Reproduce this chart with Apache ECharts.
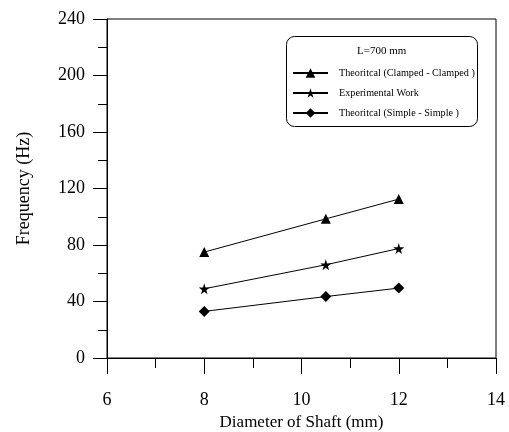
<!DOCTYPE html>
<html>
<head>
<meta charset="utf-8">
<script src="https://cdn.jsdelivr.net/npm/echarts@6/dist/echarts.min.js"></script>
<style>
  html, body { margin: 0; padding: 0; background: #fff; }
  #chart { width: 509px; height: 432px; }
</style>
</head>
<body>
<div id="chart"></div>
<script>
// shaft diameters (mm)
const diameters = [8, 10.5, 12];
// frequencies (Hz)
const clampedFreq = [75, 98.5, 112.5];
const experimentalFreq = [49, 66, 77.5];
const simpleFreq = [33, 43.5, 49.5];

const seriesNames = [
  "Theoritcal (Clamped - Clamped )",
  "Experimental Work",
  "Theoritcal (Simple - Simple )",
];
const legendTitle = "L=700 mm";

const starPath =
  "path://M50,0 L61,35 L98,35 L68,57 L79,91 L50,70 L21,91 L32,57 L2,35 L39,35 Z";

const fontFamily = "'Liberation Serif', 'DejaVu Serif', serif";

function pairs(values) {
  return diameters.map(function (d, i) {
    return [d, values[i]];
  });
}

function lineSeries(name, values, symbol, size) {
  return {
    name: name,
    type: "line",
    data: pairs(values),
    symbol: symbol,
    symbolSize: size,
    showSymbol: true,
    lineStyle: { color: "#000", width: 1 },
    itemStyle: { color: "#000" },
    animation: false,
  };
}

const chart = echarts.init(document.getElementById("chart"));

const option = {
  backgroundColor: "#fff",
  textStyle: { fontFamily: fontFamily, color: "#000" },
  grid: {
    left: 107,
    right: 13,
    top: 19,
    bottom: 74,
    outerBoundsMode: "none",
    containLabel: false,
    show: true,
    borderColor: "#000",
    borderWidth: 1,
  },
  xAxis: {
    type: "value",
    min: 6,
    max: 14,
    interval: 2,
    name: "Diameter of Shaft (mm)",
    nameLocation: "middle",
    nameGap: 52,
    nameTextStyle: { fontSize: 17, fontFamily: fontFamily, color: "#000" },
    axisLine: { lineStyle: { color: "#000", width: 1 } },
    axisTick: { show: true, inside: false, length: 16, lineStyle: { color: "#000" } },
    minorTick: { show: true, splitNumber: 2, length: 10, lineStyle: { color: "#000" } },
    axisLabel: { fontSize: 18, margin: 33, color: "#000", fontFamily: fontFamily },
    splitLine: { show: false },
  },
  yAxis: {
    type: "value",
    min: 0,
    max: 240,
    interval: 40,
    name: "Frequency (Hz)",
    nameLocation: "middle",
    nameGap: 74,
    nameTextStyle: { fontSize: 18, fontFamily: fontFamily, color: "#000" },
    axisLine: { show: true, lineStyle: { color: "#000", width: 1 } },
    axisTick: { show: true, inside: false, length: 14, lineStyle: { color: "#000" } },
    minorTick: { show: true, splitNumber: 2, length: 9, lineStyle: { color: "#000" } },
    axisLabel: { fontSize: 18, margin: 22, color: "#000", fontFamily: fontFamily },
    splitLine: { show: false },
  },
  legend: {
    orient: "vertical",
    left: 287,
    top: 63,
    itemWidth: 35,
    itemHeight: 12,
    itemGap: 10,
    data: seriesNames,
    textStyle: { fontSize: 10.2, fontFamily: fontFamily, color: "#000", padding: [0, 0, 0, 6] },
  },
  graphic: [
    {
      type: "rect",
      left: 286,
      top: 36,
      shape: { width: 191, height: 90, r: 8 },
      style: { fill: "#fff", stroke: "#000", lineWidth: 1 },
      z: -1,
    },
    {
      type: "text",
      left: 357,
      top: 46,
      style: { text: legendTitle, fontSize: 11, fontFamily: fontFamily, fill: "#000" },
    },
  ],
  series: [
    lineSeries(seriesNames[0], clampedFreq, "triangle", 10),
    lineSeries(seriesNames[1], experimentalFreq, starPath, 11),
    lineSeries(seriesNames[2], simpleFreq, "diamond", 11),
  ],
};

chart.setOption(option);
</script>
</body>
</html>
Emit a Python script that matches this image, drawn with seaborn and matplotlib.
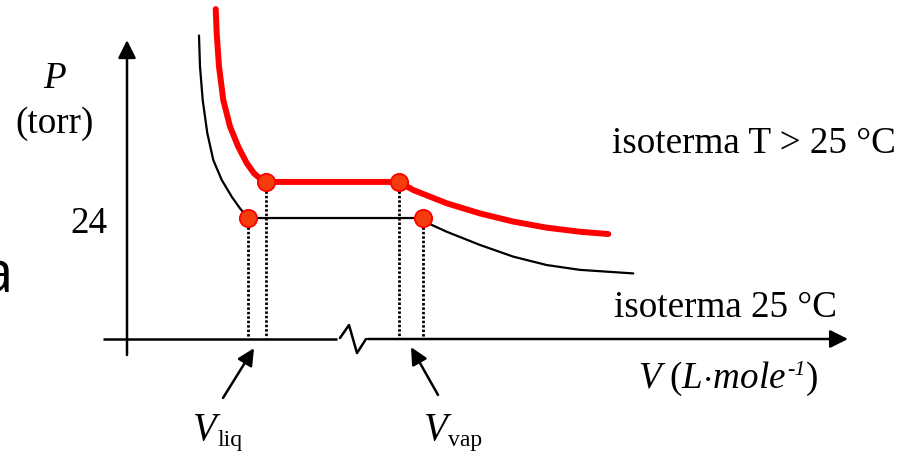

**What the task asks**
Transcribe the full listing character for character. Pictures are excluded.

**Output**
Reproduce this chart with Apache ECharts.
<!DOCTYPE html>
<html>
<head>
<meta charset="utf-8">
<script src="https://cdn.jsdelivr.net/npm/echarts@6/dist/echarts.min.js"></script>
<style>
  html, body { margin: 0; padding: 0; background: #fff; }
  #chart { width: 509px; height: 432px; }
</style>
</head>
<body>
<div id="chart"></div>
<script>
// shaft diameters (mm)
const diameters = [8, 10.5, 12];
// frequencies (Hz)
const clampedFreq = [75, 98.5, 112.5];
const experimentalFreq = [49, 66, 77.5];
const simpleFreq = [33, 43.5, 49.5];

const seriesNames = [
  "Theoritcal (Clamped - Clamped )",
  "Experimental Work",
  "Theoritcal (Simple - Simple )",
];
const legendTitle = "L=700 mm";

const starPath =
  "path://M50,0 L61,35 L98,35 L68,57 L79,91 L50,70 L21,91 L32,57 L2,35 L39,35 Z";

const fontFamily = "'Liberation Serif', 'DejaVu Serif', serif";

function pairs(values) {
  return diameters.map(function (d, i) {
    return [d, values[i]];
  });
}

function lineSeries(name, values, symbol, size) {
  return {
    name: name,
    type: "line",
    data: pairs(values),
    symbol: symbol,
    symbolSize: size,
    showSymbol: true,
    lineStyle: { color: "#000", width: 1 },
    itemStyle: { color: "#000" },
    animation: false,
  };
}

const chart = echarts.init(document.getElementById("chart"));

const option = {
  backgroundColor: "#fff",
  textStyle: { fontFamily: fontFamily, color: "#000" },
  grid: {
    left: 107,
    right: 13,
    top: 19,
    bottom: 74,
    outerBoundsMode: "none",
    containLabel: false,
    show: true,
    borderColor: "#000",
    borderWidth: 1,
  },
  xAxis: {
    type: "value",
    min: 6,
    max: 14,
    interval: 2,
    name: "Diameter of Shaft (mm)",
    nameLocation: "middle",
    nameGap: 52,
    nameTextStyle: { fontSize: 17, fontFamily: fontFamily, color: "#000" },
    axisLine: { lineStyle: { color: "#000", width: 1 } },
    axisTick: { show: true, inside: false, length: 16, lineStyle: { color: "#000" } },
    minorTick: { show: true, splitNumber: 2, length: 10, lineStyle: { color: "#000" } },
    axisLabel: { fontSize: 18, margin: 33, color: "#000", fontFamily: fontFamily },
    splitLine: { show: false },
  },
  yAxis: {
    type: "value",
    min: 0,
    max: 240,
    interval: 40,
    name: "Frequency (Hz)",
    nameLocation: "middle",
    nameGap: 74,
    nameTextStyle: { fontSize: 18, fontFamily: fontFamily, color: "#000" },
    axisLine: { show: true, lineStyle: { color: "#000", width: 1 } },
    axisTick: { show: true, inside: false, length: 14, lineStyle: { color: "#000" } },
    minorTick: { show: true, splitNumber: 2, length: 9, lineStyle: { color: "#000" } },
    axisLabel: { fontSize: 18, margin: 22, color: "#000", fontFamily: fontFamily },
    splitLine: { show: false },
  },
  legend: {
    orient: "vertical",
    left: 287,
    top: 63,
    itemWidth: 35,
    itemHeight: 12,
    itemGap: 10,
    data: seriesNames,
    textStyle: { fontSize: 10.2, fontFamily: fontFamily, color: "#000", padding: [0, 0, 0, 6] },
  },
  graphic: [
    {
      type: "rect",
      left: 286,
      top: 36,
      shape: { width: 191, height: 90, r: 8 },
      style: { fill: "#fff", stroke: "#000", lineWidth: 1 },
      z: -1,
    },
    {
      type: "text",
      left: 357,
      top: 46,
      style: { text: legendTitle, fontSize: 11, fontFamily: fontFamily, fill: "#000" },
    },
  ],
  series: [
    lineSeries(seriesNames[0], clampedFreq, "triangle", 10),
    lineSeries(seriesNames[1], experimentalFreq, starPath, 11),
    lineSeries(seriesNames[2], simpleFreq, "diamond", 11),
  ],
};

chart.setOption(option);
</script>
</body>
</html>
Emit a Python script that matches this image, drawn with seaborn and matplotlib.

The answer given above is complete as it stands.